As the summer’s festival torrent gets ready to descend upon Edinburgh, the Royal Lyceum Theatre announces it’s 2013/2014, post fringe season. Of the seven plays being performed, four will be world premieres and among this quartet, the play that will probably garner the most media interest is Dark Road. Opening in September, this is first theatrical output from crime novelist Ian Rankin, created in partnership with the Lyceum’s Mark Thomson, who is also directing. While the project will involve Lothian and Borders Police, Scotland’s favourite curmudgeon detective will not be appearing. Instead the story will centre on Edinburgh’s first female Chief Constable, Isobel McArthur, played by Maureen Beattie.
Next to show, and keeping with the theme of lawlessness, is a new version of Fyodor Dostoyevsky’s Crime and Punishment penned by Chris Hannan. The piece will be directed by Dominic Hill of Glasgow’s Citizen’s Theatre where the play will open before transferring to the Liverpool Everyman Playhouse and continuing onto the Lyceum in October. Closing 2013 is Charles Dickens’ A Christmas Carol. The Christmas Show has been adapted Neil Duffield and is to be directed by Andrew Panton, Associate Head of Performance, Musical Theatre at The Royal Conservatoire of Scotland.

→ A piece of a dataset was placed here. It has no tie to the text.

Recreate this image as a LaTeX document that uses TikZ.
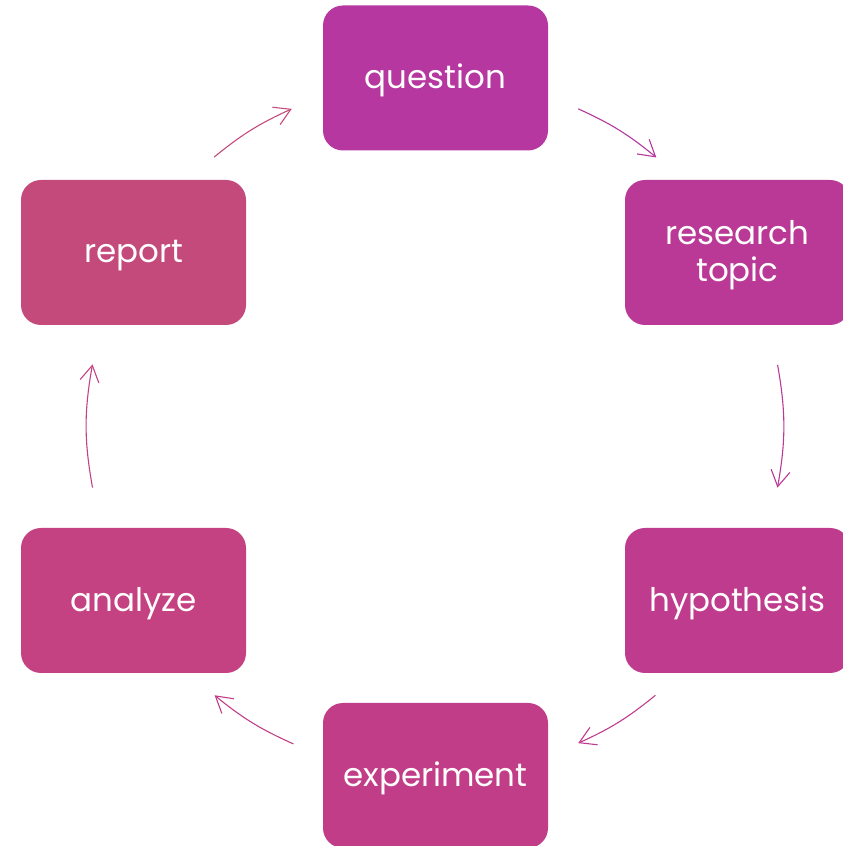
\documentclass[tikz,border=0pt]{standalone}
\usepackage{fontspec}
\setmainfont{Poppins}
\usetikzlibrary{arrows.meta,calc}

\definecolor{cQuestion}{HTML}{B5379F}
\definecolor{cResearch}{HTML}{BA3996}
\definecolor{cHypothesis}{HTML}{BF3B8E}
\definecolor{cExperiment}{HTML}{C23D87}
\definecolor{cAnalyze}{HTML}{C44281}
\definecolor{cReport}{HTML}{C44A7C}

\tikzset{
  stage/.style={fill=#1, draw=none, rounded corners=20pt,
    minimum width=225pt, minimum height=145pt, inner sep=0pt,
    text=white, align=center, text depth=3pt,
    font=\fontsize{32.5}{37}\selectfont},
  flow/.style={draw=#1, line width=1.1pt,
    -{Straight Barb[length=16pt,width=19pt,line width=1.1pt]}},
}

\begin{document}
\begin{tikzpicture}[x=1pt,y=1pt]
  \useasboundingbox (0,0) rectangle (843,846);
  \clip (0,0) rectangle (843,846);

  % six stages around the cycle
  \node[stage=cQuestion]   (question)   at (435.5,768)   {question};
  \node[stage=cResearch]   (research)   at (737.5,593.5) {research\\topic};
  \node[stage=cHypothesis] (hypothesis) at (737.5,245.5) {hypothesis};
  \node[stage=cExperiment] (experiment) at (435.5,70.5)  {experiment};
  \node[stage=cAnalyze]    (analyze)    at (133.5,245.5) {analyze};
  \node[stage=cReport]     (report)     at (133.5,593.5) {report};

  % arrow end points on a circle around the cycle centre
  \coordinate (c) at (435,420);
  \def\R{348}
  \coordinate (qrS) at ($(c)+(65.7:\R)$);
  \coordinate (qrE) at ($(c)+(50.5:\R)$);
  \coordinate (rhS) at ($(c)+(10.1:\R)$);
  \coordinate (rhE) at ($(c)+(-10.2:\R)$);
  \coordinate (heS) at ($(c)+(-50.7:\R)$);
  \coordinate (heE) at ($(c)+(-65.7:\R)$);
  \coordinate (eaS) at ($(c)+(-114:\R)$);
  \coordinate (eaE) at ($(c)+(-129.3:\R)$);
  \coordinate (arS) at ($(c)+(190.2:\R)$);
  \coordinate (arE) at ($(c)+(169.8:\R)$);
  \coordinate (rqS) at ($(c)+(129.4:\R)$);
  \coordinate (rqE) at ($(c)+(114.3:\R)$);

  % clockwise arrows between the stages
  \draw[flow=cQuestion]   (qrS) to[bend left=7.6]  (qrE);
  \draw[flow=cResearch]   (rhS) to[bend left=10.1] (rhE);
  \draw[flow=cHypothesis] (heS) to[bend left=7.5]  (heE);
  \draw[flow=cExperiment] (eaS) to[bend left=7.6]  (eaE);
  \draw[flow=cAnalyze]    (arS) to[bend left=10.2] (arE);
  \draw[flow=cReport]     (rqS) to[bend left=7.5]  (rqE);
\end{tikzpicture}
\end{document}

Eugene O’Neill’s sombre family drama A Long Day’s Journey into Night begins the New Year, in a version directed by Tony Cownie. In February Martin Duncan will direct Private Lives, Noël Coward’s 1930’s comedy of manners about a divorced couple who accidently meet on their honeymoon. The next play, especially pertinent in a year holding a referendum for independence, is The Union a new work by Tim Barrow involving the 1707 Acts of Union and directed by Mark Thomson. The final show of the period is Pressure by David Haig and directed by John Dove. The narrative looks at Sir James Martin Stagg, the Scottish meteorologist in charge of analysing the weather conditions for the D-Day landings.